I am silent as I stare hard at the cup glittering with sugar. This is advice, but it feels more like pressing my ear to the wall. I don’t want her to notice how closely I listen, or she might stop talking. What she says rings inside me like a spoon in a crystal glass. After years of assuming that the purpose of all this cooking and working-the purpose of everything, really-was to produce and grow babies, this is the first intimation I have heard of another way through life. It is the first time I’ve really understood that my aunt, with her houses filled with friends and siblings and servants and lovers, does not have children of her own.
I wish she’d write a whole memoir trailing Auntie Aya around, gleaning this kind of wisdom!
And of course, there’s the constant reckoning between two vastly different cultures. This plays out in her family interactions, but of course, it’s a foodoir, so the contrast is strong between the culinary elements as well. During their time in Jordan, she’s often jolted back to an American corner of her mind, and torn between her two homes.
“When these reminders occur, I stop and think: Am I still an American? And it confuses me, because it seems like a kind of unbecoming or rebecoming – to turn into this other Diana – pronounced Dee-ahna, a Jordanian girl who has forgotten the taste of fluffernutter sandwiches or Hershey’s bars. But sometimes there are hints of other places. For example, there is a swanky hotel in the middle of town where we go to buy the American newspapers. In their carpeted lobby with the wrought-iron tables and chars, they serve tea in china cups, alongside blue-and-white plates filled with hard cookies that taste of a million miles away.”
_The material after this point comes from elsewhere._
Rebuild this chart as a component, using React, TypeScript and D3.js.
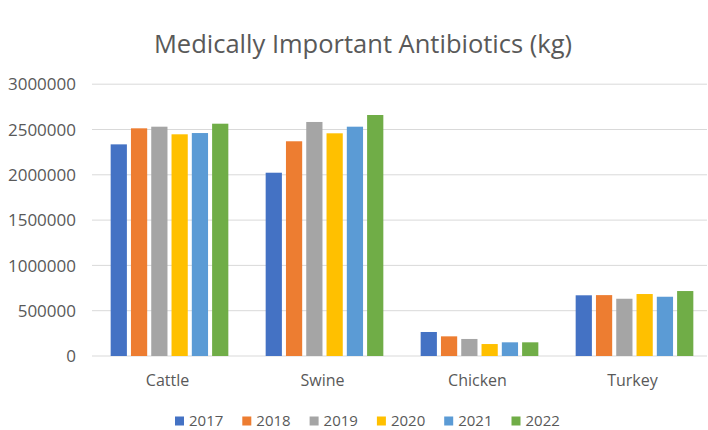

Despite being a woman’s coming of age stories, there’s nothing chick-lit about it, which was my fear when I started. I couldn’t have been more wrong. Even when describing her father’s hilarious reaction to a boy from her high school English class who drops by their home unannounced, and her mortification at her dad’s strict traditionalism in terms of Arab girls and American customs, there’s nothing fluffy about it. The ever-present sense of humor was smart and refreshing.
Why must there be only one home! Surely there is no one as bad, as heartbroken, as hopeless at saying good-bye as I am.
She’s not alone, and others are just as bad as she is. It’s nice to read a reminder from someone else’s life, that we’re not alone in this.